__GIVEN MATERIAL__.
* start *

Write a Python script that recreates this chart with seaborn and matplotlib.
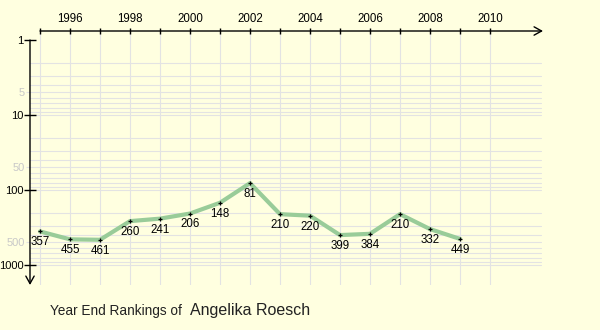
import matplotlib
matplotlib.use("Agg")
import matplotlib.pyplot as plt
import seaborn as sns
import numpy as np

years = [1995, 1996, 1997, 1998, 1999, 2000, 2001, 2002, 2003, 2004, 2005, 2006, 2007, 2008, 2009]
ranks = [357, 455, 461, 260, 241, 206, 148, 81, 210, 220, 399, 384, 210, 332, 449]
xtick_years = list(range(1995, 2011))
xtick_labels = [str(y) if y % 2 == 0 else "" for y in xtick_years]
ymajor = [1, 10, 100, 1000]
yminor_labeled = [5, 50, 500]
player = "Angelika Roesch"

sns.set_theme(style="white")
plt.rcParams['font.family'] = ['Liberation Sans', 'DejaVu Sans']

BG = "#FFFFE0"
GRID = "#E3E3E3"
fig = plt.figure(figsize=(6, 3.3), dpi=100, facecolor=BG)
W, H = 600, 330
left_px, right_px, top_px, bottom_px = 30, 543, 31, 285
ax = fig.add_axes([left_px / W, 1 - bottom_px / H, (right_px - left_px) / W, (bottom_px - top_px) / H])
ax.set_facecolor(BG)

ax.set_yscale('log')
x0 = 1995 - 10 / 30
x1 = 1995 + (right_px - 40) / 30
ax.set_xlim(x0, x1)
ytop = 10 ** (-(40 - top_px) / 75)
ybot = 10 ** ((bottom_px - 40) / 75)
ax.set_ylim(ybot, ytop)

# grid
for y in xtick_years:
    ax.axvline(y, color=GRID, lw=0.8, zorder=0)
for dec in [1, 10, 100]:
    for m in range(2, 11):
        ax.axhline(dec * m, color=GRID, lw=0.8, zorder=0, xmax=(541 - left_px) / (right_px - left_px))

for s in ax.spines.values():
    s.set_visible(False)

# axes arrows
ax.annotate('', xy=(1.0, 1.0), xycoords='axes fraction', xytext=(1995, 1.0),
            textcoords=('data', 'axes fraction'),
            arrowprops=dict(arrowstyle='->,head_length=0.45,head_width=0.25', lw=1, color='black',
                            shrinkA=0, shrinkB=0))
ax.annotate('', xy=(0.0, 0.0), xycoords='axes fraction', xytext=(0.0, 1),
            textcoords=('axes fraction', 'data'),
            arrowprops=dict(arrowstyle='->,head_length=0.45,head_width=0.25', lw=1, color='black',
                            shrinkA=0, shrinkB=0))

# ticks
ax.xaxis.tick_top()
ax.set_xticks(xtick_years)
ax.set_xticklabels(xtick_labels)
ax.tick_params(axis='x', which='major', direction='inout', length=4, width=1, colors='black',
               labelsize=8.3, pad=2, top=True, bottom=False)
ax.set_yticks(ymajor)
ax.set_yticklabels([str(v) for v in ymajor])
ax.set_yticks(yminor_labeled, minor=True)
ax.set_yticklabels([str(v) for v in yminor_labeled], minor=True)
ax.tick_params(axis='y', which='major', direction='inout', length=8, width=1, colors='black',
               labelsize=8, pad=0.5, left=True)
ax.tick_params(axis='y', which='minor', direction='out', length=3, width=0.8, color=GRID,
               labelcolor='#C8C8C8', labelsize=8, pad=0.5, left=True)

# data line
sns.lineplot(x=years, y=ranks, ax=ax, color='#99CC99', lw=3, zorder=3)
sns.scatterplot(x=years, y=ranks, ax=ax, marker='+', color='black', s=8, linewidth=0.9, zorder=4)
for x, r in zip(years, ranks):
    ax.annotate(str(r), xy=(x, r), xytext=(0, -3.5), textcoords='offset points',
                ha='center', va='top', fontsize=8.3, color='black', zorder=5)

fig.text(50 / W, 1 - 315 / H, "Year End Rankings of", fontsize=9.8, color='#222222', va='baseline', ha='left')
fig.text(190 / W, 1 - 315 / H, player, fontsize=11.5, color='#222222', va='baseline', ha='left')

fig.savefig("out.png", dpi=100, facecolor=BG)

* end *

__DESCRIPTION OF THE TASK__.
Exclude the pictures. Write out the remaining data exactly.

__SOLUTION FOR THIS TASK__.
Write a Python script that recreates this chart with seaborn and matplotlib.
import matplotlib
matplotlib.use("Agg")
import matplotlib.pyplot as plt
import seaborn as sns
import numpy as np

years = [1995, 1996, 1997, 1998, 1999, 2000, 2001, 2002, 2003, 2004, 2005, 2006, 2007, 2008, 2009]
ranks = [357, 455, 461, 260, 241, 206, 148, 81, 210, 220, 399, 384, 210, 332, 449]
xtick_years = list(range(1995, 2011))
xtick_labels = [str(y) if y % 2 == 0 else "" for y in xtick_years]
ymajor = [1, 10, 100, 1000]
yminor_labeled = [5, 50, 500]
player = "Angelika Roesch"

sns.set_theme(style="white")
plt.rcParams['font.family'] = ['Liberation Sans', 'DejaVu Sans']

BG = "#FFFFE0"
GRID = "#E3E3E3"
fig = plt.figure(figsize=(6, 3.3), dpi=100, facecolor=BG)
W, H = 600, 330
left_px, right_px, top_px, bottom_px = 30, 543, 31, 285
ax = fig.add_axes([left_px / W, 1 - bottom_px / H, (right_px - left_px) / W, (bottom_px - top_px) / H])
ax.set_facecolor(BG)

ax.set_yscale('log')
x0 = 1995 - 10 / 30
x1 = 1995 + (right_px - 40) / 30
ax.set_xlim(x0, x1)
ytop = 10 ** (-(40 - top_px) / 75)
ybot = 10 ** ((bottom_px - 40) / 75)
ax.set_ylim(ybot, ytop)

# grid
for y in xtick_years:
    ax.axvline(y, color=GRID, lw=0.8, zorder=0)
for dec in [1, 10, 100]:
    for m in range(2, 11):
        ax.axhline(dec * m, color=GRID, lw=0.8, zorder=0, xmax=(541 - left_px) / (right_px - left_px))

for s in ax.spines.values():
    s.set_visible(False)

# axes arrows
ax.annotate('', xy=(1.0, 1.0), xycoords='axes fraction', xytext=(1995, 1.0),
            textcoords=('data', 'axes fraction'),
            arrowprops=dict(arrowstyle='->,head_length=0.45,head_width=0.25', lw=1, color='black',
                            shrinkA=0, shrinkB=0))
ax.annotate('', xy=(0.0, 0.0), xycoords='axes fraction', xytext=(0.0, 1),
            textcoords=('axes fraction', 'data'),
            arrowprops=dict(arrowstyle='->,head_length=0.45,head_width=0.25', lw=1, color='black',
                            shrinkA=0, shrinkB=0))

# ticks
ax.xaxis.tick_top()
ax.set_xticks(xtick_years)
ax.set_xticklabels(xtick_labels)
ax.tick_params(axis='x', which='major', direction='inout', length=4, width=1, colors='black',
               labelsize=8.3, pad=2, top=True, bottom=False)
ax.set_yticks(ymajor)
ax.set_yticklabels([str(v) for v in ymajor])
ax.set_yticks(yminor_labeled, minor=True)
ax.set_yticklabels([str(v) for v in yminor_labeled], minor=True)
ax.tick_params(axis='y', which='major', direction='inout', length=8, width=1, colors='black',
               labelsize=8, pad=0.5, left=True)
ax.tick_params(axis='y', which='minor', direction='out', length=3, width=0.8, color=GRID,
               labelcolor='#C8C8C8', labelsize=8, pad=0.5, left=True)

# data line
sns.lineplot(x=years, y=ranks, ax=ax, color='#99CC99', lw=3, zorder=3)
sns.scatterplot(x=years, y=ranks, ax=ax, marker='+', color='black', s=8, linewidth=0.9, zorder=4)
for x, r in zip(years, ranks):
    ax.annotate(str(r), xy=(x, r), xytext=(0, -3.5), textcoords='offset points',
                ha='center', va='top', fontsize=8.3, color='black', zorder=5)

fig.text(50 / W, 1 - 315 / H, "Year End Rankings of", fontsize=9.8, color='#222222', va='baseline', ha='left')
fig.text(190 / W, 1 - 315 / H, player, fontsize=11.5, color='#222222', va='baseline', ha='left')

fig.savefig("out.png", dpi=100, facecolor=BG)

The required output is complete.